The bill also underpins its reporting arrangements with protection for those who report the abuse. This is a measure which is long overdue. The Senate committee inquiry report into aged care, Quality and Equity in Aged Care, recommended two years ago that the Commonwealth look at whistle blower protection. In fact, recommendation 17 of the Senate report recommends:

That the Commonwealth examine the feasibility of introducing whistleblower legislation to provide protection for people, especially staff of aged care facilities, disclosing allegations of inadequate standards of care or other deficiencies in aged care facilities.

A year ago, in March 2006, the Democrats moved an amendment to introduce whistle blower protections into the Aged Care Act. At that stage Labor supported our amendment but the government did not. It is encouraging that the government has finally decided to take some action on this matter but it is disappointing that that action is so limited.

The protections in this bill will cover only staff and aged-care providers who make reports of sexual and physical abuse. Residents, their families, friends and advocates are not protected from victimisation if they make a report. And if anyone complains about some other form of neglect or abuse—or, indeed, other inappropriate conduct—there is no protection. We do not think that is good enough. I will be moving an amendment to cover residents, their families, friends and advocates as well a staff who report on any form of abuse or neglect.

A further measure in the bill is the establishment of a new and independent aged care commissioner, replacing the existing Commissioner for Complaints. The previous Commissioner for Complaints was limited within the scope of the previous legislation to undertake investigations and to take action. This bill enhances the role of the commissioner and also the manner in which complaints are handled. It is worth noting that concerns were raised in the committee inquiry that the aged care commissioner would not be sufficiently independent from the Department of Health and Ageing and that limits on the functions of the commissioner would reduce the usefulness of the role. We urge the government to address these concerns.

I will be moving our standard appointments-on-merit amendment in relation to the aged care commissioner. The Democrats have persistently and consistently put forward the proposition that the minister should determine a code of practice for selecting and appointing board members in terms of merit, independent scrutiny of appointments, probity, openness and transparency set out in the criteria by which the selection and appointment is to be made.

There is still a great deal of uncertainty about how this new regime will operate, particularly given that the new principles are yet to be tabled. The changes required by this legislation would appear to have considerable resource implications, not only for aged-care providers but also for the police—resources that might be better directed towards preventing abuse and caring for older Australians.

There is also little evidence that mandatory reporting is effective or beneficial. It would seem essential that the impact of this legislation be adequately evaluated.
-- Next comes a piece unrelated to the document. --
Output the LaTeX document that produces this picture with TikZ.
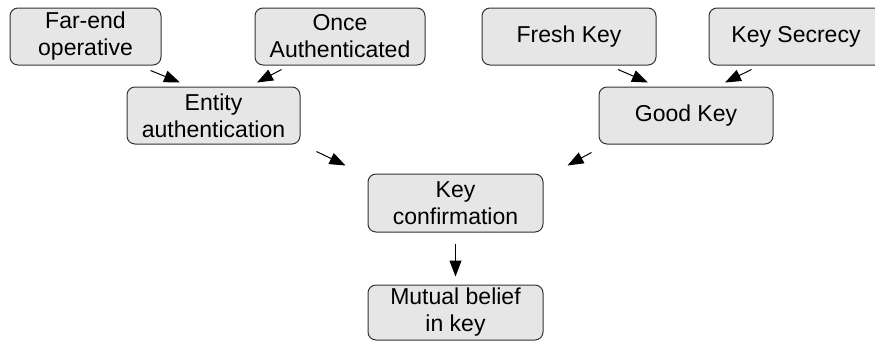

We need to ensure that any response to this complex issue is effective and that it respects and protects the rights of older Australians. While the Democrats think it would be more desirable to get the legislation right before it is implemented, the very least we should do is evaluate how it is going. We will move an amendment that requires a comprehensive and independent review of the legislation to assess its impact. I move the second reading amendment standing in my name:

At the end of the motion, add:

                  “but the Senate condemns the Government for failing to:

              (a)    develop a comprehensive evidence-based approach to elder abuse which includes strategies to protect older people from all forms of abuse in residential and community settings;

              (b)    fund a comprehensive education campaign on elder abuse for professionals including residential and community care workers, older people, their families and carers and the broader community; and

              (c)    provide more resources for community support and respite for the elderly”.